Required task: Return the lines from the one with "What TikZ code" through the one with "text] (nand name)", exactly as they appear and with no pictures.

Data section:
--- begin ---

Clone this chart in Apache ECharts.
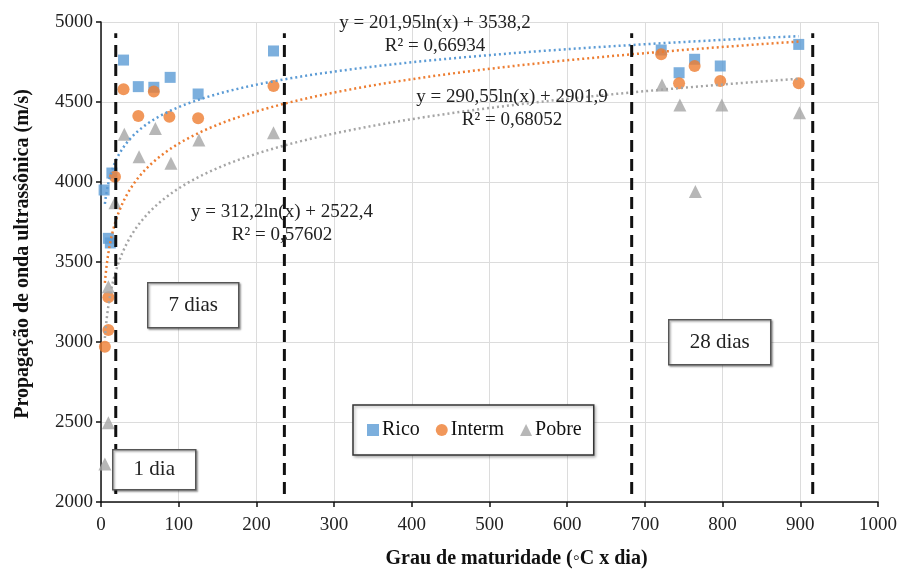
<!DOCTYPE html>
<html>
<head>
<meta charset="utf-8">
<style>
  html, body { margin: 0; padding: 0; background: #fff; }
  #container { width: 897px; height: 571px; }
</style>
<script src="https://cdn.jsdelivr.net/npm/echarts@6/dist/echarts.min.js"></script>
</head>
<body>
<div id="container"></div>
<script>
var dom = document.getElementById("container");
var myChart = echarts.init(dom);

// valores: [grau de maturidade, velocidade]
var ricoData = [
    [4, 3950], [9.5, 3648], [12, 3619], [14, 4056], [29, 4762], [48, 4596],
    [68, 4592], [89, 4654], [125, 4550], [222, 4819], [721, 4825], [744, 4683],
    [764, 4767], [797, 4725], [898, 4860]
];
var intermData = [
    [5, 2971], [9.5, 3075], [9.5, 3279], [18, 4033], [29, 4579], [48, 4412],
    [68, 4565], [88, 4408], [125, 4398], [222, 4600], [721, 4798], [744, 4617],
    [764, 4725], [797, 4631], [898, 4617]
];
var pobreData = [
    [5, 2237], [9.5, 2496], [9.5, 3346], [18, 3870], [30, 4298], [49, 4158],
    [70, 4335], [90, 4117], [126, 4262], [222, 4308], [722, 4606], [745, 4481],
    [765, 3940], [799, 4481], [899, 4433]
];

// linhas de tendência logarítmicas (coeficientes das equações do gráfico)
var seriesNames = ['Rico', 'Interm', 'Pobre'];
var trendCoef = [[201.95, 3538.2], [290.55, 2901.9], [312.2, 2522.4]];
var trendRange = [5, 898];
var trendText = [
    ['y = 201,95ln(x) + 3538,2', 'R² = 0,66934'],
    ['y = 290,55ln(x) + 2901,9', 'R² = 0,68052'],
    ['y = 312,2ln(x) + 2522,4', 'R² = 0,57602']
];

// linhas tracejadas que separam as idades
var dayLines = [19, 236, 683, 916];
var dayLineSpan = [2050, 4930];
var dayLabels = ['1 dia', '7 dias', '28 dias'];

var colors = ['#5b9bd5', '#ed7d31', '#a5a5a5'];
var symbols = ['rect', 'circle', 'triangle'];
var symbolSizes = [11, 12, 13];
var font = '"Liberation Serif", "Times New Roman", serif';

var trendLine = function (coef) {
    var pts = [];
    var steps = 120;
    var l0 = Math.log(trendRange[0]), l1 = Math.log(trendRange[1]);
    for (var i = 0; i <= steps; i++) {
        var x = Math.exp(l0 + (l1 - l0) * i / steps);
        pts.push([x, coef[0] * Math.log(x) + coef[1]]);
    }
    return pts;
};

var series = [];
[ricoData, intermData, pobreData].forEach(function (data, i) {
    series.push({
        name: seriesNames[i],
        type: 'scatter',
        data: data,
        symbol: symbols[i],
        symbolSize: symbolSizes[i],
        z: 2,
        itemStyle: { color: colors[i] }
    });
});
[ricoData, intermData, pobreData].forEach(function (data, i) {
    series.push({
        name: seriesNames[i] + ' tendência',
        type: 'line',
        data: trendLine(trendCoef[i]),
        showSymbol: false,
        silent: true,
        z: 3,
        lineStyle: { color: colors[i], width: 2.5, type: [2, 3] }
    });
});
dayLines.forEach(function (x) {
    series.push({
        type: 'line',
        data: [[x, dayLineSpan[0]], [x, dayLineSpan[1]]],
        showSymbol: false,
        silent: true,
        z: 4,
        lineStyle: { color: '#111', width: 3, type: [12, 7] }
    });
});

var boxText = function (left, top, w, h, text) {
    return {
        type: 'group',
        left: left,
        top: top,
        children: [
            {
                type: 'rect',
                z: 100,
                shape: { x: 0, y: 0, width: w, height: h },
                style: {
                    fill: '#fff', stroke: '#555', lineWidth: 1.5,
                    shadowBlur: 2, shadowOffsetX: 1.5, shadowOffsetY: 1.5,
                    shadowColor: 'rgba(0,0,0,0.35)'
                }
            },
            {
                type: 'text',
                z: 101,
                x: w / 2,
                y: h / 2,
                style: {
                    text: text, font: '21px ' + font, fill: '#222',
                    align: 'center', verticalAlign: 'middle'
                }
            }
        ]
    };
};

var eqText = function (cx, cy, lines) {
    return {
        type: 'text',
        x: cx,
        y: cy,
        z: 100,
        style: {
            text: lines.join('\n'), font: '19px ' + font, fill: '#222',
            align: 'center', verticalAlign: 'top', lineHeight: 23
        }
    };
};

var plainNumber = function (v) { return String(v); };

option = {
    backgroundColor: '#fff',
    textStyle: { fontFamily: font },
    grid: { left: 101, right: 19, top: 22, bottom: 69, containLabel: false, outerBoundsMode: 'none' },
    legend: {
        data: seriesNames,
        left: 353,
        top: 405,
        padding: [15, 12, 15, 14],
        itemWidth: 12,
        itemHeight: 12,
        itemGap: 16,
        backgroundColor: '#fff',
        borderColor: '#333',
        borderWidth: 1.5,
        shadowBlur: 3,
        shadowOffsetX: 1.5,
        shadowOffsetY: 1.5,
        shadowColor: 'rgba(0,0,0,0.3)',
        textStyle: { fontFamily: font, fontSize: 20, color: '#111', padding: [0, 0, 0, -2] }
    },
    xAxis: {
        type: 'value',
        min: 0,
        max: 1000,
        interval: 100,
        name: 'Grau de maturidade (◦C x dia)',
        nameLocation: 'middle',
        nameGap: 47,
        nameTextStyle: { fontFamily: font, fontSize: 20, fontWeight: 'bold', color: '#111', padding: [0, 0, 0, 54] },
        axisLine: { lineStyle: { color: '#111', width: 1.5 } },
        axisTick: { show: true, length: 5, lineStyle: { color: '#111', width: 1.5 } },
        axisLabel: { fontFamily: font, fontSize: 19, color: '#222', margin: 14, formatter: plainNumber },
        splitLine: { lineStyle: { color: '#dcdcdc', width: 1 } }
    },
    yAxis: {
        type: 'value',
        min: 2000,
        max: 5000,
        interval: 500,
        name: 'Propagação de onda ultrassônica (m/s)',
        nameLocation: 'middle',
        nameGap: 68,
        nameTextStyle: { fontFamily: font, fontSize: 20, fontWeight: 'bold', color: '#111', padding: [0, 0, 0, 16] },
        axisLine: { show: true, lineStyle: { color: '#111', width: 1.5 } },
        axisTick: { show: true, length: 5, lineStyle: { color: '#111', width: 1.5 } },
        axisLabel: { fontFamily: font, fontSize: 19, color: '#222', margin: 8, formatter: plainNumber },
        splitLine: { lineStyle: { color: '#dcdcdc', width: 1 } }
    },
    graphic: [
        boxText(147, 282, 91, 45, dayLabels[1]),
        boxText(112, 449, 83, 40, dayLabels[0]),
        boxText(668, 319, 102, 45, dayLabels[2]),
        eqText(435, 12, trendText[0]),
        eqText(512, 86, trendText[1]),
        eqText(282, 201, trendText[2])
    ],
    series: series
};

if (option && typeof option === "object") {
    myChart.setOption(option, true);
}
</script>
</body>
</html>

--- end ---
--- begin ---

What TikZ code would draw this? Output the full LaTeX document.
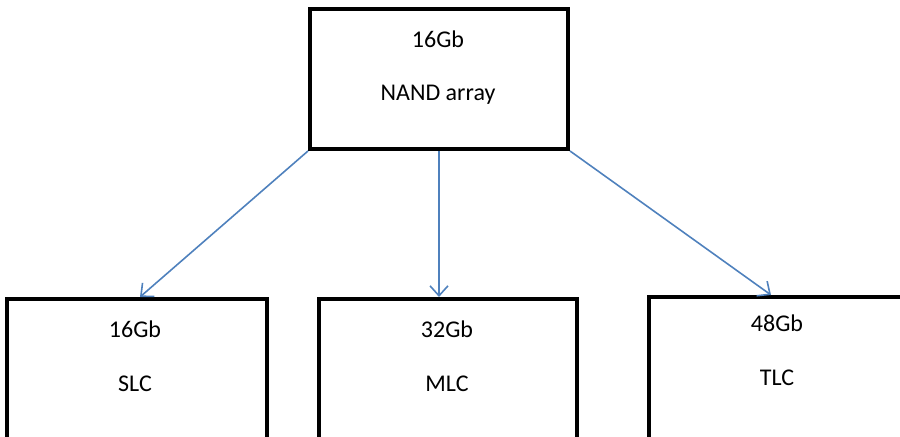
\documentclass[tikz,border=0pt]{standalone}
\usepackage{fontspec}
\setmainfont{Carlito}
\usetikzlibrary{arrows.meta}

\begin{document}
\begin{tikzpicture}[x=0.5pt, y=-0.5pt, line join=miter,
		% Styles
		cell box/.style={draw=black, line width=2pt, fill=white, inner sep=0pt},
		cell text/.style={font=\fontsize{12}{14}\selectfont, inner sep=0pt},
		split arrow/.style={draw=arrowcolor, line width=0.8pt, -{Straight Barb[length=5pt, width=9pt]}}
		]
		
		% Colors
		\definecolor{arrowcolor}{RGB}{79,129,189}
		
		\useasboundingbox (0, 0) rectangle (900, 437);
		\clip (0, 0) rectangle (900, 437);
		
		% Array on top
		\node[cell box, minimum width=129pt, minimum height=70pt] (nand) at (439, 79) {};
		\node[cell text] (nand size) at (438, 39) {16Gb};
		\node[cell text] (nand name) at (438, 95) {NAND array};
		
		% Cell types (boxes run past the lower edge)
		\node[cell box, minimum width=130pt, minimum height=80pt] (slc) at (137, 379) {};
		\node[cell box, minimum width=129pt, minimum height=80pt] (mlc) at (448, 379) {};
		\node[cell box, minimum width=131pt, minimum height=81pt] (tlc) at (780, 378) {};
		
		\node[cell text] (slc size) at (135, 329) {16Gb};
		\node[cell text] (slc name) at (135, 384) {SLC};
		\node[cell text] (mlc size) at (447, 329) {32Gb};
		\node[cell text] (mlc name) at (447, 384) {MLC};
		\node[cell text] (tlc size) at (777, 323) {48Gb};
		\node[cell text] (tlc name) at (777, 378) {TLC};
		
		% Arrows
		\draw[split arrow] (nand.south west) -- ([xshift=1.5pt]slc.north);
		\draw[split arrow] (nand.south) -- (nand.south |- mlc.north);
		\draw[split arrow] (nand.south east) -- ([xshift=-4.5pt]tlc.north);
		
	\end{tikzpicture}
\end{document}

--- end ---

Output for this task:
What TikZ code would draw this? Output the full LaTeX document.
\documentclass[tikz,border=0pt]{standalone}
\usepackage{fontspec}
\setmainfont{Carlito}
\usetikzlibrary{arrows.meta}

\begin{document}
\begin{tikzpicture}[x=0.5pt, y=-0.5pt, line join=miter,
		% Styles
		cell box/.style={draw=black, line width=2pt, fill=white, inner sep=0pt},
		cell text/.style={font=\fontsize{12}{14}\selectfont, inner sep=0pt},
		split arrow/.style={draw=arrowcolor, line width=0.8pt, -{Straight Barb[length=5pt, width=9pt]}}
		]
		
		% Colors
		\definecolor{arrowcolor}{RGB}{79,129,189}
		
		\useasboundingbox (0, 0) rectangle (900, 437);
		\clip (0, 0) rectangle (900, 437);
		
		% Array on top
		\node[cell box, minimum width=129pt, minimum height=70pt] (nand) at (439, 79) {};
		\node[cell text] (nand size) at (438, 39) {16Gb};
		\node[cell text] (nand name) at (438, 95) {NAND array};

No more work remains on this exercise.